The highest quality capital of the Group, the CET1 ratio (ratio between ordinary Tier 1 capital and risk-weighted assets) stood at 12.05% at the end of 2021, 24 basis points below the ratio of the previous year. This was due to the high level of loans and receivables in the year, impacts due to regulatory changes in the definition of default, the estimation of the risk parameters of the loan book, the return to its usual policy of distributing cash dividends and the spin-off of LDA.
This level is well above the minimum ordinary capital requirement (CET1) established by the ECB for Bankinter Group in 2021 and which stood at 7.675% (the same as in 2020). The total capital ratio stood at 15.39%, also well above the total capital requirement established by the ECB for 2021 of 11.70%.
Variations in the CET1 ratio
The good results for the year, together with the impact of the spin-off of LDA, led to 67 basis points being retained in capital after the distribution of dividends.
The demand for credit throughout the year experienced strong growth both in terms of corporate exposure and in private mortgages. The introduction of support for SMEs and infrastructures brought about a flow of credit with decreased capital consumption. Other businesses also experienced growth in the year, with an increase in capital consumption due to market risk and operational risk. Changes in the business decreased the CET1 capital by 62 basis points.
The unrealised capital gains of the ALCO portfolio were gradually reduced by the evolution of the market and, although still positive, they caused a reduction of 12 basis points in the CET1.
Other effects impacted capital by 2 basis points.
In light of the improvement in market conditions in 2021, Bankinter issued 750 million euros of subordinated debt eligible as Tier 2 in mid-June 2021 to strengthen its capital base. The issue allowed the bank to supplement the capital levels that can be covered by this type of instrument and release higher quality capital (CET1) to improve its buffer, which is above regulatory requirements. In addition, this issue will make it possible to replace the Tier 2 subordinated debt of 500 million euros that was issued in 2017 and that has an early repayment clause from April 2022.
In December 2020, the bank received the communication of the Minimum Requirement for Eligible Liabilities (MREL) set by the Single Resolution Board for 2021. According to said communication, Bankinter would have to reach from 1 January 2022 (binding intermediate requirement) a buffer of instruments with a loss-absorbing capacity of 16.18% of the Group's consolidated risk-weighted assets and 5.28% of the exposure to the leverage ratio. Thanks to the generation of organic capital, balance sheet management and the issuance of 750 million euros of subordinated debt, the level of eligible instruments (e.g. MREL) stood at 21.69% as of 31 December last year (19.19% not including the capital required to cover the combined buffer requirement, which represents 2.5% of risk-weighted assets) and 8.13% of the exposure to the leverage ratio.

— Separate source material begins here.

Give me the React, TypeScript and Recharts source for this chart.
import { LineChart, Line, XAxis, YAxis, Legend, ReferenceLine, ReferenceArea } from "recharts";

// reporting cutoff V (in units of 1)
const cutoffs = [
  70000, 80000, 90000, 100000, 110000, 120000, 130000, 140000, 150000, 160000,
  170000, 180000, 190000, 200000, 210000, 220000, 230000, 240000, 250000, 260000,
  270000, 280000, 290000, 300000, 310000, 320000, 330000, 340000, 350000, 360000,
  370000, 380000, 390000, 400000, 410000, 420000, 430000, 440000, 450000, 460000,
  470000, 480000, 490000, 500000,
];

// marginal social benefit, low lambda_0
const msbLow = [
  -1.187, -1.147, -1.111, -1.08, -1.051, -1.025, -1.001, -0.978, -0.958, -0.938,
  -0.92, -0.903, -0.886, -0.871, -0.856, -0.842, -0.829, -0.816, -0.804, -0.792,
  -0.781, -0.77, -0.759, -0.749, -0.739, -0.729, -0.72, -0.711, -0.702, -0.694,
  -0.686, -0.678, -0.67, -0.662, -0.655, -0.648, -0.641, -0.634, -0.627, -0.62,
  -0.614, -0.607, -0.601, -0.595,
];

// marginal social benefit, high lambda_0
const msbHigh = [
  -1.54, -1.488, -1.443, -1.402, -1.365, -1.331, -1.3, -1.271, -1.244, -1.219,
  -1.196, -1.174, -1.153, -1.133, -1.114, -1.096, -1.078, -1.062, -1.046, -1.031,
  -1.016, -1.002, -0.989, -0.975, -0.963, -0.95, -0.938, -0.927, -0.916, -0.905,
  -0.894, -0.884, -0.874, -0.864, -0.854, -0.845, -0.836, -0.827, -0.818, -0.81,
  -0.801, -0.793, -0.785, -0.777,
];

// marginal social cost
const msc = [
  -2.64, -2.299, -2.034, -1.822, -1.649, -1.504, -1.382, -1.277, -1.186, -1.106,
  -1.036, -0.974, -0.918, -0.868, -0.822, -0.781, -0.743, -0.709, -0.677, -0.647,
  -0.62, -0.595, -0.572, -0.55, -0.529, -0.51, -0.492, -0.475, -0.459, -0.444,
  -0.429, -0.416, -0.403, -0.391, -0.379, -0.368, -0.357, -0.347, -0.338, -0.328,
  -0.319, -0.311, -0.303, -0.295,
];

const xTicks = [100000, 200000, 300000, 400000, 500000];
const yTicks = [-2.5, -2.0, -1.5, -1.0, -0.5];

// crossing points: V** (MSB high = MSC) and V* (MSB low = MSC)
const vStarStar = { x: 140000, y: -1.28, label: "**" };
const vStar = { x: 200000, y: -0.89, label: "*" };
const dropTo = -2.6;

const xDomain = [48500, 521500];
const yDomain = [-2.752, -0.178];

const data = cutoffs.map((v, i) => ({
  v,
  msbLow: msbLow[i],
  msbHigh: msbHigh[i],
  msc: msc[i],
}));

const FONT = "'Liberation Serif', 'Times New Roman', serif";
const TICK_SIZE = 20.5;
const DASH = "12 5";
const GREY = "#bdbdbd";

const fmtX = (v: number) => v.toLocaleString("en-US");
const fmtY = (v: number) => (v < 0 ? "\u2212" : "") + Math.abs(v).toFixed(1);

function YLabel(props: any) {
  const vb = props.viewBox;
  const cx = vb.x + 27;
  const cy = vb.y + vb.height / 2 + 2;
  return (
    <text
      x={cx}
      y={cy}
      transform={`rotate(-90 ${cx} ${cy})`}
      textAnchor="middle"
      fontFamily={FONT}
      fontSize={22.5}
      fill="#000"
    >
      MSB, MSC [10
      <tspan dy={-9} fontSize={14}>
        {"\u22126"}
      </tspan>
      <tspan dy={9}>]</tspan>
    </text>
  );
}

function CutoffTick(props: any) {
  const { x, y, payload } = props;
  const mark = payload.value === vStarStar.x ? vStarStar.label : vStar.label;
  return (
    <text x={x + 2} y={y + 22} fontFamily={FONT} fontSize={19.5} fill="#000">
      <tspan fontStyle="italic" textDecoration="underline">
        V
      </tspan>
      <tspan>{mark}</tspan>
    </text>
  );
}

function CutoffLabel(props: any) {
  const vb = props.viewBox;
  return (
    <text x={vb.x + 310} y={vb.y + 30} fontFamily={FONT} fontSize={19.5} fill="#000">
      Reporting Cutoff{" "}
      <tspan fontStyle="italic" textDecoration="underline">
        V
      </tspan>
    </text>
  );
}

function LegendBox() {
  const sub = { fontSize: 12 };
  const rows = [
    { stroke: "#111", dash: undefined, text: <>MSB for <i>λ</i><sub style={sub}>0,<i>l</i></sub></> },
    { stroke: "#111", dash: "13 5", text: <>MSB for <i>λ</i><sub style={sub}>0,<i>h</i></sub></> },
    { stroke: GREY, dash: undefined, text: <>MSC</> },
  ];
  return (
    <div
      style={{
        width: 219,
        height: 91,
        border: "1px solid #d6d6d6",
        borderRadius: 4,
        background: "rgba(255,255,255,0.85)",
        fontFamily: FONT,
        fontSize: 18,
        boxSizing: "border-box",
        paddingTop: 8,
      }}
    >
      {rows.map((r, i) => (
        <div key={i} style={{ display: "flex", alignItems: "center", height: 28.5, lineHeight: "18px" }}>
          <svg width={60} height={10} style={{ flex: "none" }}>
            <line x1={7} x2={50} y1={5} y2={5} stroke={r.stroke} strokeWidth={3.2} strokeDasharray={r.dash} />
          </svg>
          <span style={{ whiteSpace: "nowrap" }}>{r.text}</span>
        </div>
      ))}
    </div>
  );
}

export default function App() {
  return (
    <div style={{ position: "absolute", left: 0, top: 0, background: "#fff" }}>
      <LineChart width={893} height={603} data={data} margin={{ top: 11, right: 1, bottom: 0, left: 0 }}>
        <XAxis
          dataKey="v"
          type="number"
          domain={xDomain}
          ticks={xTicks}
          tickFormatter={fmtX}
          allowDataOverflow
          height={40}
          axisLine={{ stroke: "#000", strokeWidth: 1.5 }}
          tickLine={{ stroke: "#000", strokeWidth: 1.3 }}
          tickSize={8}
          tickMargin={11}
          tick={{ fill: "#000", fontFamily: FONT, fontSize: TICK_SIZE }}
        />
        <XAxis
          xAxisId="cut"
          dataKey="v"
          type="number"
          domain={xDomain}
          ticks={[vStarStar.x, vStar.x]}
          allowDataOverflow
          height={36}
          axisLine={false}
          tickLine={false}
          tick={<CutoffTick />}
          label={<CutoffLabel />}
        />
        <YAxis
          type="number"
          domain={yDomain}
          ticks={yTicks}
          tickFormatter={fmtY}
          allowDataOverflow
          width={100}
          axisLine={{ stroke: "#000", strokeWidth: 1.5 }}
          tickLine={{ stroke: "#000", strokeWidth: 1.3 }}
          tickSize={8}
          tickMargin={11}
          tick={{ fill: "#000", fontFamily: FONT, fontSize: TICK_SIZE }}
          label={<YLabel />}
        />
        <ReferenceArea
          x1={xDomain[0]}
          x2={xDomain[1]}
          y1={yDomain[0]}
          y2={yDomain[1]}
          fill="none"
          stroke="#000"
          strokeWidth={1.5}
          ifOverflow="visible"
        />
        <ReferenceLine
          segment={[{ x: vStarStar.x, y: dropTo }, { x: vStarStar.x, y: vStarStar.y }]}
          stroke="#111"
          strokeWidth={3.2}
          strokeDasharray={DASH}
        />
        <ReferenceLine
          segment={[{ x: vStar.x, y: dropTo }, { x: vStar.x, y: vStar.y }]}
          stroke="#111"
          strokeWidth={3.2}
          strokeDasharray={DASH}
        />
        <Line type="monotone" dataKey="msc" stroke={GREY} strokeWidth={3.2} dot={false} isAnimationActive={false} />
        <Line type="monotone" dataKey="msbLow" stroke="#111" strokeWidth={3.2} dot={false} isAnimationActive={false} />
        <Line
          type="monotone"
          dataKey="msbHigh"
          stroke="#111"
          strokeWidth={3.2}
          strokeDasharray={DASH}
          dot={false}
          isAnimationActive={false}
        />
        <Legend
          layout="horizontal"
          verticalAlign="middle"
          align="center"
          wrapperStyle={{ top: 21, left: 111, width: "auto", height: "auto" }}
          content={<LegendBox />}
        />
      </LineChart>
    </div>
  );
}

For the 2022 financial year, the bank still seeks to generate organic capital growth so that it can operate with comfortable ratios higher than those established by the supervisor and to maintain its normal dividend policy, with 50% cash distribution of earnings. During 2022, despite uncertainties, the economic recovery of the geographies in which Bankinter Group operates is expected to continue. The bank's aim is to provide credit to the real economy so as to contribute to this recovery, with a return-risk trade-off that allows it to preserve its solvency, its profitability and its risk profile.